The first thing I had to do was figure out what is going to run on the workers. For this, I decided to reuse the stable-diffusion-webui fork by simply adding my bridge code on top of it (as it doesn’t provide a REST API like KoboldAI). Once I had a valid bridge, it was time to fork the Horde.

And thus, the Stable Horde was born!

It follows the same approach, where workers running some version of Stable Diffusion constantly poll for new generations to complete and then send it back to the horde to hand it over to their final destination. For now the stable horde is only handling fairly basic text2image generations, but since it’s based on the webui, I can tap into the features that added upstrean much easier, without having to develop them myself.

The code started as a fork of the Stable Horde, but has by now become my primary repo. In fact, with the addition of the second version of the REST API, I have decided to merge both Hordes into a single repository in order to better share code updates (because copying code from one repo to the other was driving me nuts!). This is coming soon, and it means that the Stable horde will always remain in parity with the KoboldAI horde from now on.

While there are other free image generation tools out there, I believe none is doing anything like what I am attempting. Most of these are based on providing free Stable Diffusion by eating the costs themselves, but with an undefined business plan. And when I see that, my suspicions are already raised, as a free service like that, typically means you’re the product! It also doesn’t help at all that they are not sharing the code behind them.

Now you might say, “But db0, your service is also free, how come the same criticism doesn’t apply to you?”. Which is a great question. The answer is that the reason the Stable Horde is free is because it’s volunteer based. That means, at the end of the day, someone is indeed paying for electricity (that is, myself primarily atm), but the point is that it is self-managing through people’s innate drive for mutual-aid.

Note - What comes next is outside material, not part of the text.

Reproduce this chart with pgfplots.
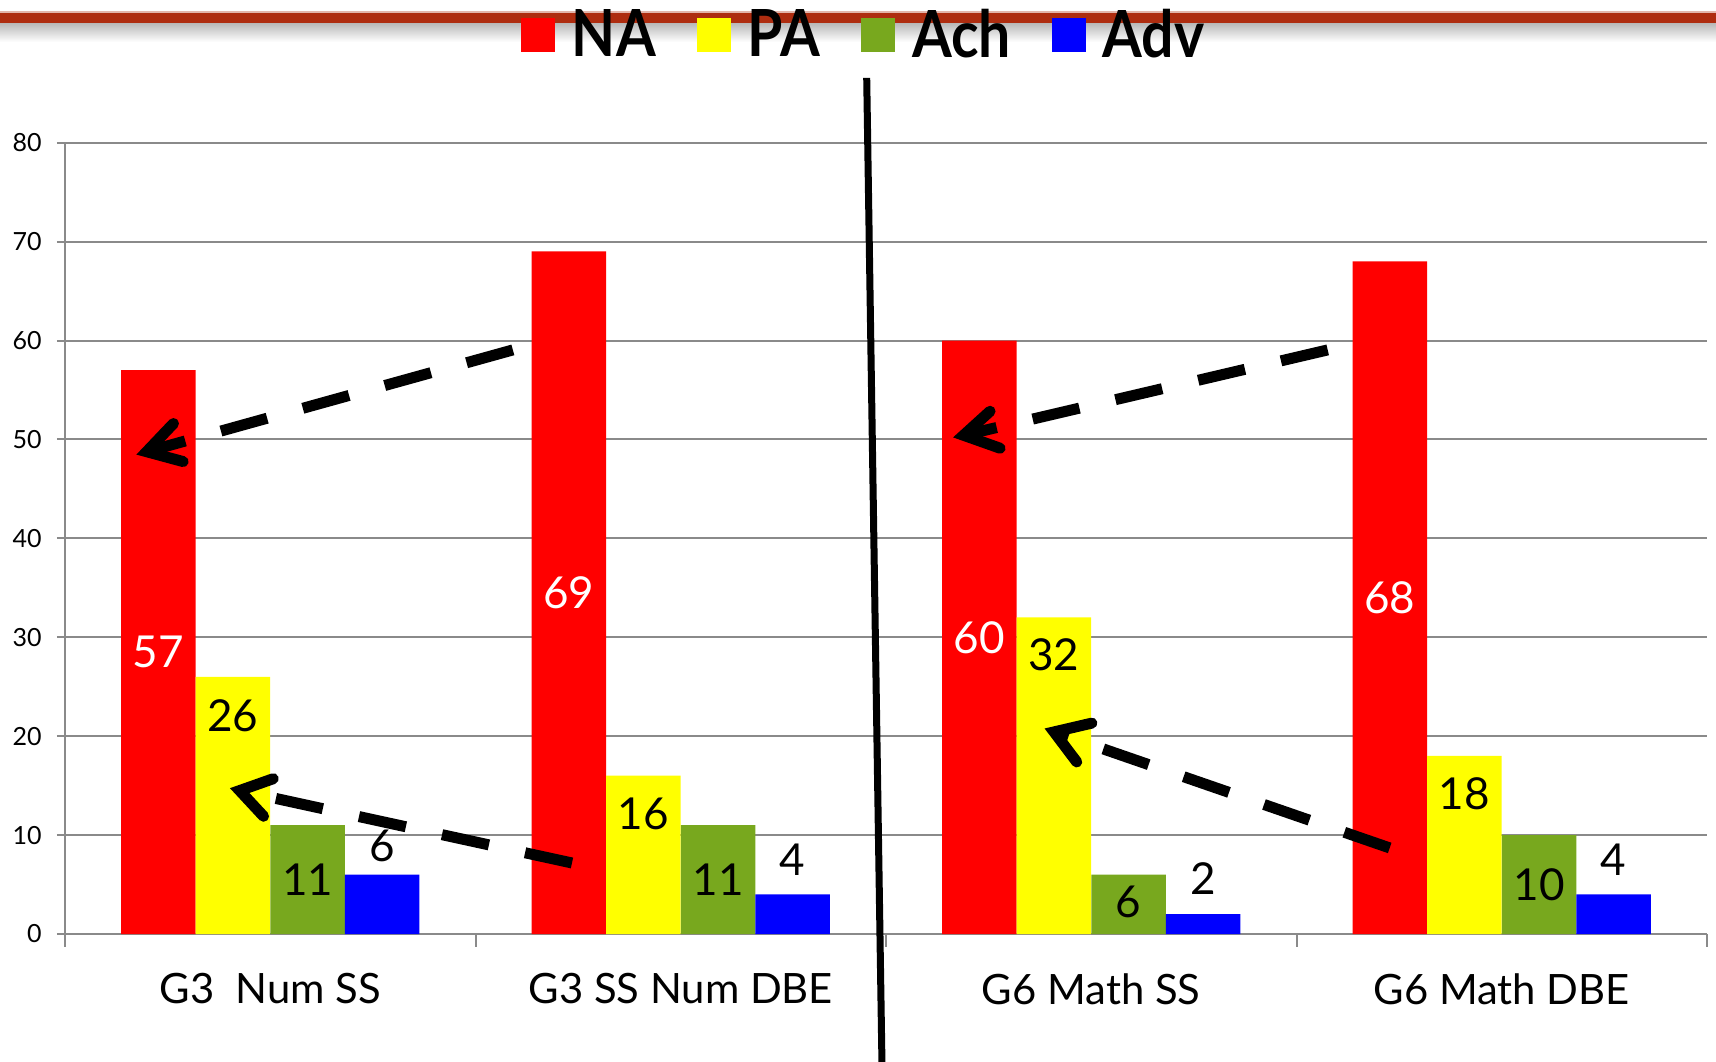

That means that if I get a jump in popularity, which in turn exceeds the Horde’s current image generation capacity (and therefore slowing things down too much), the belief is that there will be enough people annoyed by the speed, that they will join their own power to the horde to benefit themselves with higher priority, but also everyone else.

And yes, there is always some amount of “small print”. While the Stable Horde is built on anarchistic principles of mutual aid and direct action, the fact is that we do not control the underlying workers. Therefore it is theoretically possible for people to act maliciously on the worker side, which is why I always warn people who will use the Horde that I cannot guarantee that nobody will see your prompts. So act accordingly.

Nevertheless, one of the things I’m offering is something that I just haven’t seen anyone else do for image gen, and that is a fully functioning RESTful API. The purpose of this it to further enable image generation for everyone in new and exciting ways that enable tools to use this capability without bankrupting their owners for a side hobby whose demand suddenly spiked. Already people have started creating some interesting tools, such as a weather app which uses the Stable Horde to generate a dynamic image representing the weather, based on environmental conditions.

On my end, I am interested in helping game developers figure out ways to implement AI into their games. For this purpose I have already released a Godot Add-On which allows you to request AI image generation during a game’s runtime. I have further used this add-on to create my own Stable Diffusion GUI client that can run on any device, without the need for a complicated install procedure, or a GPU.

All of this is just scratching the potential of what can be achieved by allowing automation to connect directly to Stable Diffusion (or text generation), and I’m excited to see what people will come up with in the future!